Hide-and-Seek Attribution: Weakly Supervised Segmentation of Vertebral Metastases in CT
Matan Atad, Alexander W. Marka, Lisa Steinhelfer, Anna Curto-Vilalta, Yannik Leonhardt, Sarah C. Foreman, Anna-Sophia Walburga Dietrich, Robert Graf, Alexandra S. Gersing, Bjoern Menze, Daniel Rueckert, Jan S. Kirschke, Hendrik Möller
TL;DR
The paper tackles the challenge of segmenting vertebral metastases on CT without voxel-level labels by turning vertebra-level healthy/malignant annotations into lesion masks. It introduces a diffusion-based Diffusion Autoencoder (DAE) to generate healthy edits and a Hide-and-Seek Attribution framework that tests the malignant contribution of each candidate region in isolation, using a latent-space classifier to score regions. Across held-out data, the method achieves high Dice and F1 scores for blastic and lytic lesions, outperforming representative weakly supervised baselines and offering lesion-level interpretability. The approach demonstrates that generative editing combined with selective occlusion can yield accurate, explainable segmentation in CT with minimal supervision, with potential clinical impact for lesion burden and stability assessment.
Abstract
Accurate segmentation of vertebral metastasis in CT is clinically important yet difficult to scale, as voxel-level annotations are scarce and both lytic and blastic lesions often resemble benign degenerative changes.

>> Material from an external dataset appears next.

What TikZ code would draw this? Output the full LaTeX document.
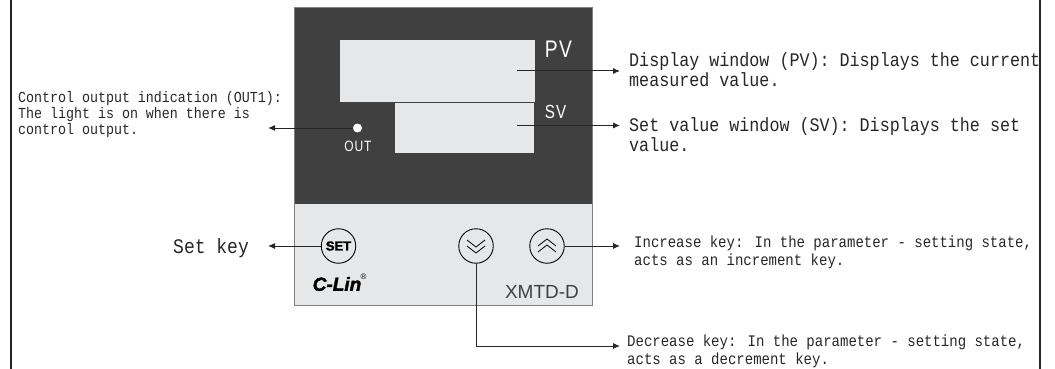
\documentclass[tikz,border=0pt]{standalone}
\usepackage{fontspec}
\usetikzlibrary{arrows.meta}
\setmainfont[FakeStretch=0.87]{Liberation Mono}
\newfontfamily\panelfont{Liberation Sans}
\newfontfamily\panelnarrow[FakeStretch=0.8, LetterSpace=6]{Liberation Sans}
\newfontfamily\logofont[BoldFeatures={FakeBold=2}, BoldItalicFeatures={FakeBold=2}]{Liberation Sans}
\tikzset{
    callout/.style={anchor=west, inner sep=0pt, align=left, text=note_ink, font=\fontsize{19.2}{20}\selectfont},
    calloutsmall/.style={callout, font=\fontsize{16.1}{18}\selectfont},
    leader/.style={draw=note_ink, line width=1pt, -{Latex[length=7pt,width=6pt]}},
    keycircle/.style={circle, draw=black, line width=0.9pt, minimum size=34.5pt, inner sep=0pt},
    window/.style={fill=panel_light},
    chevron/.style={draw=black, line width=0.8pt}
}
\begin{document}
\begin{tikzpicture}[x=1pt, y=-1pt]
    \definecolor{panel_dark}{HTML}{404041}
    \definecolor{panel_light}{HTML}{E6E7E8}
    \definecolor{note_ink}{HTML}{262626}
    \useasboundingbox (0,0) rectangle (1055,369);
    %\draw[help lines, step=50pt] (0,0) grid (1055,369);

    % outer frame
    \draw[line width=1.2pt, color=note_ink] (11,0) -- (11,369);
    \draw[line width=1.2pt, color=note_ink] (1040,0) -- (1040,369);

    % panel
    \path[fill=panel_dark] (294,7) rectangle (592.5,204);
    \path[fill=panel_light] (294,204) rectangle (592.5,305);
    \draw[color=gray, line width=0.9pt] (294,7) rectangle (592.5,305);
    \path[window] (340,40) rectangle (535,102);
    \path[window, draw=panel_dark, line width=0.8pt] (394,102) rectangle (534,153.5);
    \node[text=white, font=\panelnarrow\fontsize{24}{24}\selectfont] (pv_mark) at (558.5,49) {PV};
    \node[text=white, font=\panelnarrow\fontsize{19}{19}\selectfont] (sv_mark) at (555.5,112) {SV};
    \node[circle, fill=white, minimum size=9pt, inner sep=0pt] (out_led) at (357.5,128) {};
    \node[text=white, font=\panelnarrow\fontsize{15}{15}\selectfont] (out_mark) at (358,146) {OUT};

    % keys
    \node[keycircle, font=\logofont\bfseries\fontsize{13}{13}\selectfont] (set_key) at (338.5,246) {SET};
    \node[keycircle] (down_key) at (476,246) {};
    \node[keycircle] (up_key) at (547,246) {};
    \draw[chevron] (467,240) -- (476,247) -- (485,240);
    \draw[chevron] (467,246) -- (476,253) -- (485,246);
    \draw[chevron] (538,246) -- (547,239) -- (556,246);
    \draw[chevron] (538,252) -- (547,245) -- (556,252);
    \node[font=\logofont\bfseries\itshape\fontsize{19}{19}\selectfont] (logo) at (337,284) {C-Lin};
    \node[font=\panelfont\fontsize{8}{8}\selectfont] (logo_reg) at (363.5,277) {®};
    \node[text=panel_dark, font=\panelfont\fontsize{19}{19}\selectfont] (model) at (542,292) {XMTD-D};

    % notes
    \node[callout] (pv_note) at (629,70) {Display window (PV): Displays the current\\measured value.};
    \node[callout] (sv_note) at (629,135) {Set value window (SV): Displays the set\\value.};
    \node[calloutsmall] (up_note) at (634,252) {Increase key: In the parameter - setting state,\\acts as an increment key.};
    \node[calloutsmall] (down_note) at (627,351) {Decrease key: In the parameter - setting state,\\acts as a decrement key.};
    \node[callout, font=\fontsize{15.3}{16}\selectfont] (out_note) at (18,115) {Control output indication (OUT1):\\The light is on when there is\\control output.};
    \node[callout, font=\fontsize{20.7}{20}\selectfont] (set_note) at (173,248) {Set key};

    % connectors
    \coordinate (pv_from) at (517,71);
    \coordinate (pv_to) at (620,71);
    \coordinate (sv_from) at (517,125.5);
    \coordinate (sv_to) at (620,125.5);
    \coordinate (out_to) at (268,128);
    \coordinate (set_to) at (268,246);
    \coordinate (up_to) at (620,246);
    \coordinate (down_to) at (620,346);
    \draw[leader] (pv_from) -- (pv_to);
    \draw[leader] (sv_from) -- (sv_to);
    \draw[leader] (out_led) -- (out_to);
    \draw[leader] (set_key) -- (set_to);
    \draw[leader] (up_key) -- (up_to);
    \draw[leader] (down_key) |- (down_to);
\end{tikzpicture}
\end{document}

We introduce a weakly supervised method trained solely on vertebra-level healthy/malignant labels, without any lesion masks. The method combines a Diffusion Autoencoder (DAE) that produces a classifier-guided healthy edit of each vertebra with pixel-wise difference maps that propose candidate lesion regions. To determine which regions truly reflect malignancy, we introduce Hide-and-Seek Attribution: each candidate is revealed in turn while all others are hidden, the edited image is projected back to the data manifold by the DAE, and a latent-space classifier quantifies the isolated malignant contribution of that component. High-scoring regions form the final lytic or blastic segmentation. On held-out radiologist annotations, we achieve strong blastic/lytic performance despite no mask supervision (F1: 0.91/0.85; Dice: 0.87/0.78), exceeding baselines (F1: 0.79/0.67; Dice: 0.74/0.55). These results show that vertebra-level labels can be transformed into reliable lesion masks, demonstrating that generative editing combined with selective occlusion supports accurate weakly supervised segmentation in CT.